Back in the hotel, he lay down for a couple of hours, and when daylight pierced the room, he realised he wasn't ready to return to real life just yet. "I was sharing a room with Trevor Mortimer, and I just said, 'Trevor, let's go again'. I was in a sorrowful, pitiful state, but there was nothing else to do.
"This is not a thing to be saying, but it felt like the choice was to either die or have another drink. That is a traditional football thing. You need it after a summer of training. You need to be with your own. Eventually, we made it back to Ballina. And we did it all again."
THOSE FEW DAYS were his goodbye. After all, he was only experiencing the same everlasting truth that every other Mayo football player of the last 50 years has learned at the end: it wasn't meant to be. Somehow, as the years after 1951 became decades, that became the proud, melancholy story of Mayo football. The county produced good ordinary players and hard men and exceptional stylists, and they all fell short in one game or another.

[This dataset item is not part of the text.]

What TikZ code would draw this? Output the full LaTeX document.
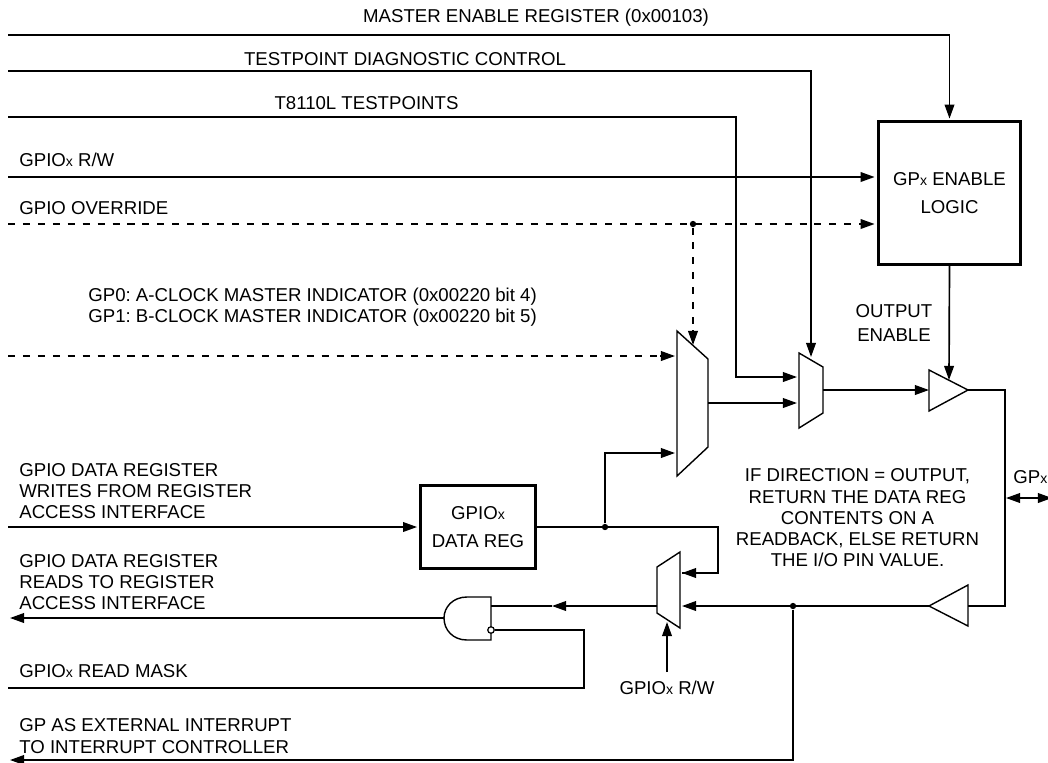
\documentclass[tikz,border=0pt]{standalone}
\usepackage{fontspec}
\setmainfont{Liberation Sans}
\usetikzlibrary{arrows.meta,positioning,calc}

\newcommand{\smx}{{\fontsize{8pt}{8pt}\selectfont x}}
\tikzset{
  wire/.style={line width=0.95pt},
  arrowwire/.style={wire,-{Triangle[length=8pt,width=5.5pt]}},
  dashwire/.style={wire,dash pattern=on 4pt off 4.5pt},
  thickbox/.style={draw,line width=1.9pt,inner sep=0pt,align=center},
  muxshape/.style={draw,line width=0.8pt,line join=miter},
  junction/.style={circle,fill,inner sep=0pt,minimum size=3.6pt},
  label/.style={inner sep=0pt,align=left,anchor=west},
  ctrlabel/.style={inner sep=0pt,align=center}
}

\begin{document}
\frenchspacing
\begin{tikzpicture}[x=0.02cm,y=-0.02cm,font=\fontsize{10.6pt}{12.1pt}\selectfont]
        \useasboundingbox (0,0) rectangle (1048,762);

        % the two boxes
        \node[thickbox,minimum width=143pt*0.5669,minimum height=143pt*0.5669] (logic) at (949.5,193) {GP\smx{} ENABLE\\[3.5pt]LOGIC};
        \node[thickbox,minimum width=115pt*0.5669,minimum height=83pt*0.5669] (datareg) at (478,527) {GPIO\smx\\[3.5pt]DATA REG};

        % the end points on the left
        \coordinate (mastera) at (8,35);
        \coordinate (testa) at (8,71);
        \coordinate (pointsa) at (8,117);
        \coordinate (rwa) at (8,177);
        \coordinate (overa) at (8,224);
        \coordinate (clocka) at (8,356);
        \coordinate (writea) at (8,527);
        \coordinate (reada) at (10,618);
        \coordinate (maska) at (8,688);
        \coordinate (irqa) at (10,760);

        % pins of the large mux, the small mux and the read mux
        \coordinate (bigtl) at (677,331);
        \coordinate (bigtr) at (708,359);
        \coordinate (bigbr) at (708,447);
        \coordinate (bigbl) at (677,476);
        \coordinate (bigout) at (708,403);
        \coordinate (smalltl) at (799,353);
        \coordinate (smalltr) at (823,367);
        \coordinate (smallbr) at (823,413);
        \coordinate (smallbl) at (799,428);
        \coordinate (smallout) at (823,390);
        \coordinate (readtr) at (680,552);
        \coordinate (readtl) at (657,567);
        \coordinate (readbl) at (657,613);
        \coordinate (readbr) at (680,628);
        \coordinate (readout) at (657,606);

        % the buffers
        \coordinate (drvtip) at (968,390);
        \coordinate (drvin) at (929,390);
        \coordinate (rettip) at (929,606);
        \coordinate (retin) at (968,606);
        \draw[muxshape] (929,370) -- (drvtip) -- (929,411) -- cycle;
        \draw[muxshape] (968,585) -- (rettip) -- (968,626) -- cycle;

        % the muxes
        \draw[muxshape] (bigtl) -- (bigtr) -- (bigbr) -- (bigbl) -- cycle;
        \draw[muxshape] (smalltl) -- (smalltr) -- (smallbr) -- (smallbl) -- cycle;
        \draw[muxshape] (readtr) -- (readtl) -- (readbl) -- (readbr) -- cycle;

        % the gate with its bubble
        \coordinate (gateout) at (444,618);
        \coordinate (gatein) at (491,606);
        \draw[muxshape] (491,597) -- (491,640) -- (467,640) .. controls (453,640) and (444,630) .. (gateout) .. controls (444,607) and (453,597) .. (467,597) -- cycle;
        \node[circle,draw,line width=0.7pt,fill=white,inner sep=0pt,minimum size=3.7pt] (bubble) at (491,630) {};

        % the lines from the top
        \draw[arrowwire] (mastera) -| ($(logic.north)+(0,-1.5)$);
        \draw[arrowwire] (testa) -| (811,357);
        \coordinate (pointsin) at (797,377);
        \draw[arrowwire] (pointsa) -- (736,117) |- (pointsin);
        \draw[arrowwire] (rwa) -- ($(logic.west |- rwa)+(-2,0)$);
        \draw[dashwire] (overa) -- (860,224);
        \draw[arrowwire] (860,224) -- ($(logic.west |- overa)+(-2,0)$);
        \node[junction] (overdot) at (693,224) {};
        \draw[dashwire] (overdot) -- (693,330);
        \draw[arrowwire] (693,330) -- (693,345);

        % the dashed clock line and the data path
        \coordinate (clockin) at (675,356);
        \draw[dashwire] (clocka) -- (660,356);
        \draw[arrowwire] (660,356) -- (clockin);
        \draw[arrowwire] (bigout) -- (797,403);
        \draw[arrowwire] (smallout) -- (drvin);
        \draw[arrowwire] (logic.south) -- (949,380);
        \draw[arrowwire] (writea) -- ($(datareg.west)+(-2,0)$);
        \node[junction] (datadot) at (605,527) {};
        \draw[wire] (datareg.east) -- (718,527) |- (682,573) coordinate (readin);
        \draw[arrowwire] (718,573) -- (readin);
        \draw[arrowwire] (datadot) |- (675,453);

        % the pad and the way back
        \coordinate (padin) at (1006,498);
        \coordinate (padout) at (1052,498);
        \draw[wire] (drvtip) -| (1005,606) -- (retin);
        \draw[wire,{Triangle[length=8pt,width=5.5pt]}-{Triangle[length=8pt,width=5.5pt]}] (padin) -- (padout);
        \coordinate (retend) at (682,606);
        \draw[arrowwire] (rettip) -- (retend);
        \node[junction] (retdot) at (793,606) {};
        \draw[arrowwire] (retdot) |- (irqa);

        % the read side
        \coordinate (readmid) at (552,606);
        \draw[arrowwire] (readout) -- (readmid);
        \draw[wire] (readmid) -- (gatein);
        \draw[arrowwire] (gateout) -- (reada);
        \draw[wire] (bubble) -- (584,630) |- (maska);
        \coordinate (rwb) at (667,672);
        \draw[arrowwire] (rwb) -- (667,622);

        % the labels
        \node[ctrlabel] (masterlabel) at (536,18) {MASTER ENABLE REGISTER (0x00103)};
        \node[ctrlabel] (testlabel) at (405,59) {TESTPOINT DIAGNOSTIC CONTROL};
        \node[ctrlabel] (pointslabel) at (366.5,103) {T8110L TESTPOINTS};
        \node[label] (rwlabel) at (19,160) {GPIO\smx{} R/W};
        \node[label] (overlabel) at (19,208) {GPIO OVERRIDE};
        \node[label] (clocklabel) at (88,307) {GP0: A-CLOCK MASTER INDICATOR (0x00220 bit 4)\\GP1: B-CLOCK MASTER INDICATOR (0x00220 bit 5)};
        \node[label] (writelabel) at (19,491) {GPIO DATA REGISTER\\WRITES FROM REGISTER\\ACCESS INTERFACE};
        \node[label] (readlabel) at (19,582) {GPIO DATA REGISTER\\READS TO REGISTER\\ACCESS INTERFACE};
        \node[label] (masklabel) at (19,671) {GPIO\smx{} READ MASK};
        \node[label] (irqlabel) at (19,736) {GP AS EXTERNAL INTERRUPT\\TO INTERRUPT CONTROLLER};
        \node[ctrlabel] (oelabel) at (894,323) {OUTPUT\\[1.5pt]ENABLE};
        \node[ctrlabel] (notelabel) at (857.5,518) {IF DIRECTION = OUTPUT,\\RETURN THE DATA REG\\CONTENTS ON A\\READBACK, ELSE RETURN\\THE I/O PIN VALUE.};
        \node[label] (padlabel) at (1013,477) {GP\smx};
        \node[ctrlabel] (rwblabel) at (667,688) {GPIO\smx{} R/W};
      \end{tikzpicture}
\end{document}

It does not matter that Mayo has only ever won three All-Ireland senior titles in the history of the GAA. Mayo is nothing if not a football county. There is a deathless expectation running through its darks fields that the next period of grandeur, the next period of glory, is out there on the horizon.
David Brady is one of a rich cast of men who have given a considerable chunk of their lives to chasing down that dream. And call it bad luck or call it innocence or put it down to some inexplicable fear at the heart of Mayo football people, but it just hasn't happened.
Brady is luckier than most. He has, after all, awoken on four September mornings wondering if this was the day he would win that precious cross, the medal that would unite him with the band of brothers from the 1950s. It was of little consequence to him that on one of the bleakest days for football in his county, Brady had stood out there as the chief flag bearer of courage and integrity for whatever the green and the red represents. But in his last hour, his bravery promised that Mayo would be back. What a place to find himself, though - standing on the edge of this great tradition, the All-Ireland football final, waiting to enter a contest that had been flipped into a twilight world of embarrassment.
It must have been the loneliest moment of his football life. "To be honest," says David Brady, thinking back to his last hour with Mayo, "I felt like I was being sent in there to look for survivors."